───── SUPPLIED DATA

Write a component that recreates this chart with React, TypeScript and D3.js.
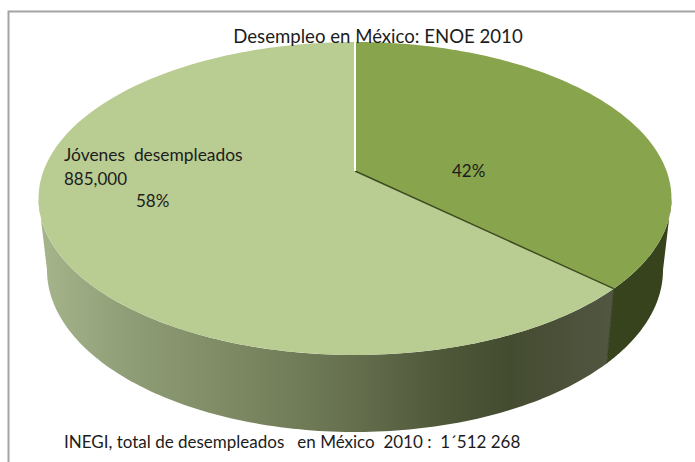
import React from "react";
import * as d3 from "d3";

// Desempleo en México, ENOE 2010: shares clockwise from twelve o'clock.
const sliceNames = ["Otros desempleados", "Jóvenes desempleados"];
const sliceShares = [42, 58];
const topColors = ["#88a44c", "#b9cc92"];
const titleText = "Desempleo en México: ENOE 2010";
const youthLabel = "Jóvenes  desempleados";
const youthCount = "885,000";
const sourceText = "INEGI, total de desempleados   en México  2010 :  1´512 268";

const width = 695;
const height = 462;
const FONT = "Lato, 'Open Sans', sans-serif";

// Rim of the upper face and of the base, as ellipses on the page.
const apex = { x: 355, y: 171 };
const topRim = { cx: 355, cy: 198.5, rx: 316.5, ry: 156.5 };
const baseRim = { cx: 355, cy: 270, rx: 308, ry: 162 };
type Rim = typeof topRim;

// Perspective foreshortening: pie angle to parameter angle on the rim ellipse.
const foreshorten = (a: number) => a - 0.942 * Math.sin(a);

const rimPoint = (rim: Rim, phi: number): [number, number] => [
  rim.cx + rim.rx * Math.sin(phi),
  rim.cy - rim.ry * Math.cos(phi),
];

const sampleAngles = (from: number, to: number) =>
  d3.range(0, 121).map((i) => from + ((to - from) * i) / 120);

const line = d3.line<[number, number]>();

const pieLayout = d3
  .pie<number>()
  .sort(null)
  .value((d) => d);

// Upper-face sector from the apex out to the rim between two pie angles.
const sectorPath = (start: number, end: number) =>
  line([
    [apex.x, apex.y],
    ...sampleAngles(start, end).map((a) => rimPoint(topRim, foreshorten(a))),
  ]) + "Z";

// Side wall between two rim parameter angles, outer edge following the base.
const wallPath = (from: number, to: number) =>
  line([
    ...sampleAngles(from, to).map((p) => rimPoint(topRim, p)),
    ...sampleAngles(to, from).map((p) => rimPoint(baseRim, p)),
  ]) + "Z";

const wallStops: [number, string][] = [
  [42, "#a6b58c"],
  [133, "#8f9d76"],
  [250, "#7a8660"],
  [355, "#656f4e"],
  [440, "#4f5839"],
  [510, "#444c30"],
  [612, "#525642"],
];
const wallX = d3.scaleLinear().domain([42, 612]).range([0, 100]);

export default function App() {
  const arcs = pieLayout(sliceShares);
  const seam = foreshorten(arcs[0].endAngle);
  const seamPoint = rimPoint(topRim, seam);
  const seamBase = rimPoint(baseRim, seam);
  const textProps = { fontFamily: FONT, fill: "#1c1c1c" };

  return (
    <svg
      width={width}
      height={height}
      style={{ position: "fixed", left: 0, top: 0, background: "#ffffff" }}
    >
      <defs>
        <linearGradient id="frontWall" x1="0" x2="1" y1="0" y2="0">
          {wallStops.map(([x, c]) => (
            <stop key={x} offset={`${wallX(x)}%`} stopColor={c} />
          ))}
        </linearGradient>
      </defs>

      {/* chart frame */}
      <path d="M8.5,462V11.5H695" fill="none" stroke="#a4a4a4" strokeWidth={2} />

      {/* side walls */}
      <path d={wallPath(Math.PI / 2, seam)} fill="#37431c" />
      <path d={wallPath(seam, (3 * Math.PI) / 2)} fill="url(#frontWall)" />
      <path
        d={line([seamPoint, seamBase]) as string}
        stroke="#3f4728"
        strokeWidth={1}
        fill="none"
      />

      {/* upper face */}
      {arcs.map((a, i) => (
        <path
          key={sliceNames[i]}
          d={sectorPath(a.startAngle, a.endAngle)}
          fill={topColors[i]}
        />
      ))}
      <path
        d={line([[apex.x, apex.y], seamPoint]) as string}
        stroke="#3c4a20"
        strokeWidth={1.4}
        fill="none"
      />
      <path
        d={line([[apex.x, apex.y], rimPoint(topRim, 0)]) as string}
        stroke="#ffffff"
        strokeWidth={2}
        fill="none"
      />

      {/* labels */}
      <text x={378} y={43} textAnchor="middle" fontSize={18.6} {...textProps}>
        {titleText}
      </text>
      <text x={64} y={161} fontSize={17.4} xmlSpace="preserve" {...textProps}>
        {youthLabel}
      </text>
      <text x={64} y={185} fontSize={17} {...textProps}>
        {youthCount}
      </text>
      <text x={136} y={207} fontSize={17} {...textProps}>
        {sliceShares[1]}%
      </text>
      <text x={452} y={177} fontSize={17} {...textProps}>
        {sliceShares[0]}%
      </text>
      <text x={64} y={448} fontSize={17} xmlSpace="preserve" {...textProps}>
        {sourceText}
      </text>
    </svg>
  );
}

──────────

◆ TASK TO CARRY OUT: From the first line above down to the line with "type Rim = typeof topRim;", reproduce every line and no others, omitting pictures.

◆ EXERCISE RESPONSE:
Write a component that recreates this chart with React, TypeScript and D3.js.
import React from "react";
import * as d3 from "d3";

// Desempleo en México, ENOE 2010: shares clockwise from twelve o'clock.
const sliceNames = ["Otros desempleados", "Jóvenes desempleados"];
const sliceShares = [42, 58];
const topColors = ["#88a44c", "#b9cc92"];
const titleText = "Desempleo en México: ENOE 2010";
const youthLabel = "Jóvenes  desempleados";
const youthCount = "885,000";
const sourceText = "INEGI, total de desempleados   en México  2010 :  1´512 268";

const width = 695;
const height = 462;
const FONT = "Lato, 'Open Sans', sans-serif";

// Rim of the upper face and of the base, as ellipses on the page.
const apex = { x: 355, y: 171 };
const topRim = { cx: 355, cy: 198.5, rx: 316.5, ry: 156.5 };
const baseRim = { cx: 355, cy: 270, rx: 308, ry: 162 };
type Rim = typeof topRim;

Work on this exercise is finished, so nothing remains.